The purpose of the regulation is to provide rules for reporting intercompany transactions in order to clearly reflect the taxable income, apportionment factors, and tax liability for members of a combined reporting group. Generally, gains or losses between combined group members are deferred in order to produce the effect of transactions between divisions of a single corporation. The FTB is considering revisions to three components of the regulation:

  1. The first issue is to clarify the proper apportionment treatment of intercompany transactions using the simplifying rules of Regulation 25106.5-1(e), which permits taxpayers to elect to be treated as separate entities. The FTB has indicated its intention to clarify that this election does not permit companies to include receipts from intercompany transactions in the sales factor denominator in the year of the election, as such inclusion would double count receipts when the intercompany items are ultimately sold to third parties. The FTB has indicated that this clarification will be applied retroactively.

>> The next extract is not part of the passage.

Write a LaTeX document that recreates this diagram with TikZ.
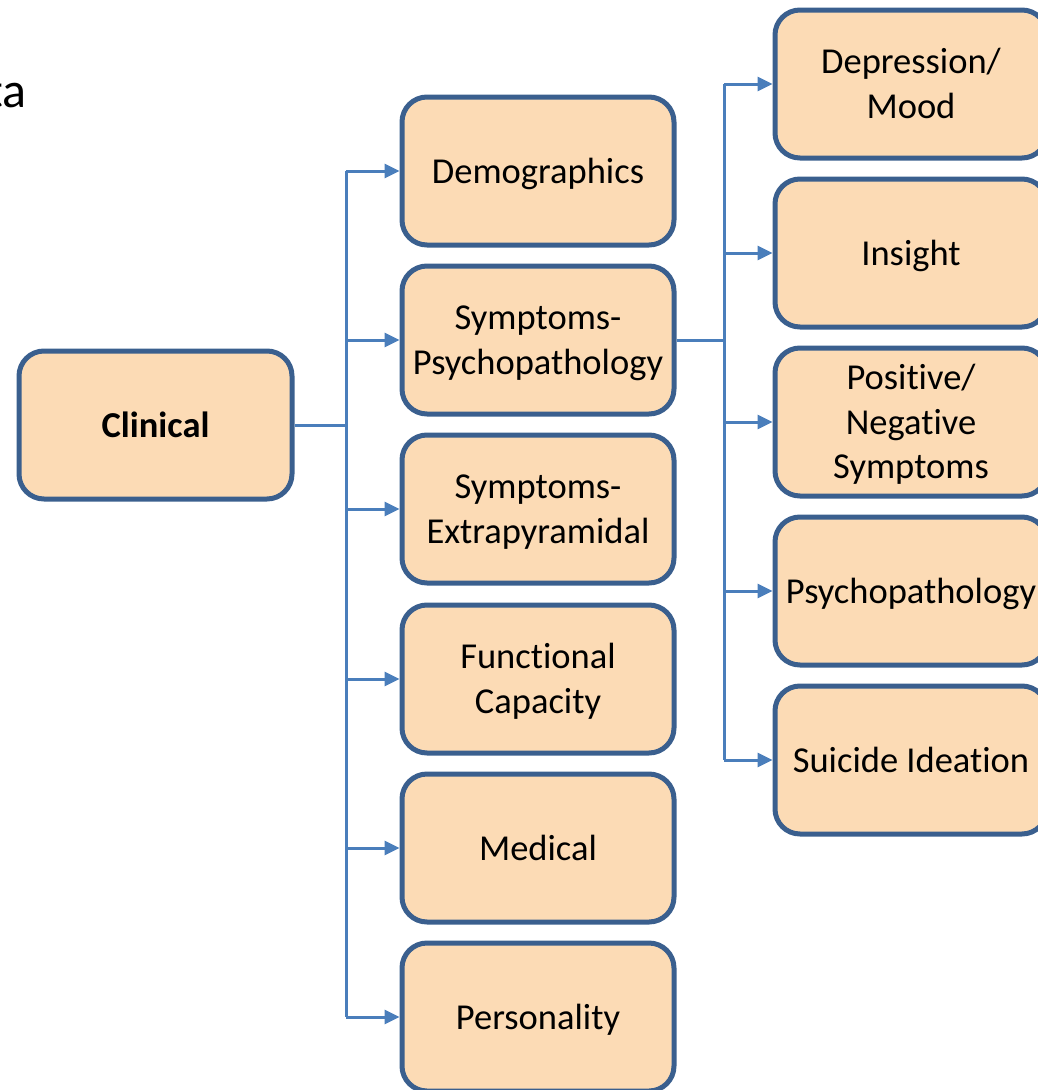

  2. Second, the FTB is proposing clarifications with respect to Deferred Intercompany Stock Accounts (DISAs), which are created when non-dividend distributions are made in excess of earnings and profits and stock basis. The proposed amendments will specify that stock redemptions will cause a DISA to be taken into account as income or gain; mergers between members of a combined group will not cause a DISA to be taken into account as income or gain if the majority of stock for each is owned by other members of the combined group; and that when the same distribution is made through various tiers of stock ownership, the DISA that might result from the initial distribution will be treated as earnings and profits for purposes of determining the DISA that might result from the subsequent distribution.
  3. Lastly, the FTB is proposing to amend Regulation 25106.5-1(a)(2) to bring it into conformity with the most recently enacted provisions of Treasury Regulation 1.1502-13.